▶ [Data section]
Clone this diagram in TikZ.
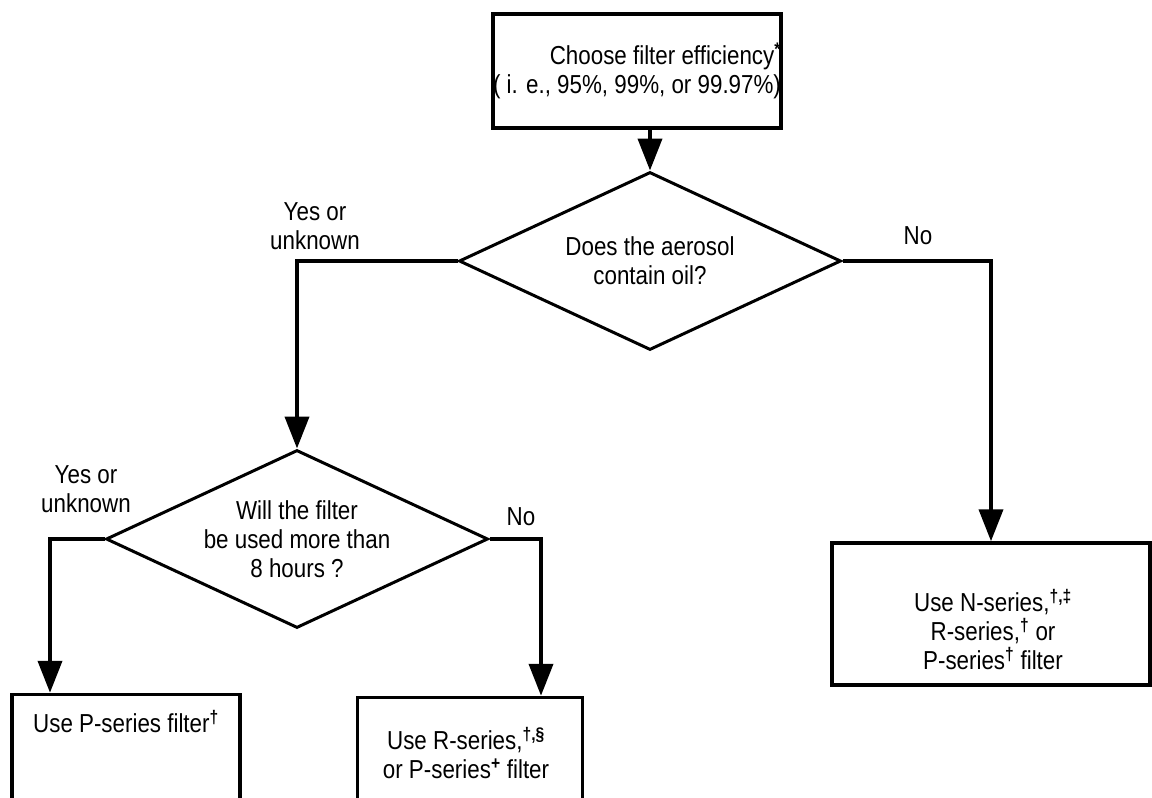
\documentclass[tikz,border=0pt]{standalone}
\usepackage{fontspec}
\setmainfont{Liberation Sans}[FakeStretch=0.86]
\usetikzlibrary{shapes.geometric,arrows.meta,positioning}
\newcommand{\sups}[1]{\textsuperscript{\bfseries #1}}

\begin{document}
\begin{tikzpicture}[x=1pt,y=-1pt,
    font=\fontsize{26}{29}\selectfont,
    box/.style={draw,line width=3.5pt,inner sep=0pt},
    decide/.style={draw,diamond,line width=3pt,minimum width=382pt,minimum height=178pt,
      shape aspect=2.15,inner sep=0pt,align=center},
    flow/.style={line width=4pt,-{Triangle[width=24pt,length=32pt]}},
    txt/.style={align=center,inner sep=0pt}]
  \clip (0,0) rectangle (1152,798);
  \node[box,minimum width=288pt,minimum height=114pt,align=right] (choose) at (637,71)
    {Choose filter efficiency\sups{*}\\( i. e., 95\%, 99\%, or 99.97\%)};
  \node[decide] (oil) at (650,261) {Does the aerosol\\contain oil?};
  \node[decide] (hours) at (297,539) {Will the filter\\be used more than\\8 hours ?};
  \node[box,minimum width=318pt,minimum height=142pt] (nbox) at (991,614) {};
  \node[box,minimum width=228pt,minimum height=135pt] (pbox) at (126,762) {};
  \node[box,minimum width=225pt,minimum height=135pt] (rbox) at (470,765) {};
  \node[txt] (ntext) at (993,630) {Use N-series,\sups{†,‡}\\R-series,\sups{†} or\\P-series\sups{†} filter};
  \node[txt] (ptext) at (126,722) {Use P-series filter\sups{†}};
  \node[txt] (rtext) at (466,753) {Use R-series,\sups{†,§}\\or P-series\sups{+} filter};
  \node[txt] (yes1) at (315,226) {Yes or\\unknown};
  \node[txt] (no1) at (918,236) {No};
  \node[txt] (yes2) at (86,489) {Yes or\\unknown};
  \node[txt] (no2) at (521,517) {No};
  \draw[flow] (oil.north |- choose.south) -- (oil.north);
  \draw[flow] (oil.west) -| (hours.north);
  \draw[flow] (oil.east) -| (nbox.north);
  \draw[flow] (hours.west) -| ([xshift=-76pt]pbox.north);
  \draw[flow] (hours.east) -| ([xshift=71pt]rbox.north);
\end{tikzpicture}
\end{document}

▶ [What the exercise asks] Each line above is to be copied verbatim. Drop any image from the copy.

▶ [Exercise solution]
Clone this diagram in TikZ.
\documentclass[tikz,border=0pt]{standalone}
\usepackage{fontspec}
\setmainfont{Liberation Sans}[FakeStretch=0.86]
\usetikzlibrary{shapes.geometric,arrows.meta,positioning}
\newcommand{\sups}[1]{\textsuperscript{\bfseries #1}}

\begin{document}
\begin{tikzpicture}[x=1pt,y=-1pt,
    font=\fontsize{26}{29}\selectfont,
    box/.style={draw,line width=3.5pt,inner sep=0pt},
    decide/.style={draw,diamond,line width=3pt,minimum width=382pt,minimum height=178pt,
      shape aspect=2.15,inner sep=0pt,align=center},
    flow/.style={line width=4pt,-{Triangle[width=24pt,length=32pt]}},
    txt/.style={align=center,inner sep=0pt}]
  \clip (0,0) rectangle (1152,798);
  \node[box,minimum width=288pt,minimum height=114pt,align=right] (choose) at (637,71)
    {Choose filter efficiency\sups{*}\\( i. e., 95\%, 99\%, or 99.97\%)};
  \node[decide] (oil) at (650,261) {Does the aerosol\\contain oil?};
  \node[decide] (hours) at (297,539) {Will the filter\\be used more than\\8 hours ?};
  \node[box,minimum width=318pt,minimum height=142pt] (nbox) at (991,614) {};
  \node[box,minimum width=228pt,minimum height=135pt] (pbox) at (126,762) {};
  \node[box,minimum width=225pt,minimum height=135pt] (rbox) at (470,765) {};
  \node[txt] (ntext) at (993,630) {Use N-series,\sups{†,‡}\\R-series,\sups{†} or\\P-series\sups{†} filter};
  \node[txt] (ptext) at (126,722) {Use P-series filter\sups{†}};
  \node[txt] (rtext) at (466,753) {Use R-series,\sups{†,§}\\or P-series\sups{+} filter};
  \node[txt] (yes1) at (315,226) {Yes or\\unknown};
  \node[txt] (no1) at (918,236) {No};
  \node[txt] (yes2) at (86,489) {Yes or\\unknown};
  \node[txt] (no2) at (521,517) {No};
  \draw[flow] (oil.north |- choose.south) -- (oil.north);
  \draw[flow] (oil.west) -| (hours.north);
  \draw[flow] (oil.east) -| (nbox.north);
  \draw[flow] (hours.west) -| ([xshift=-76pt]pbox.north);
  \draw[flow] (hours.east) -| ([xshift=71pt]rbox.north);
\end{tikzpicture}
\end{document}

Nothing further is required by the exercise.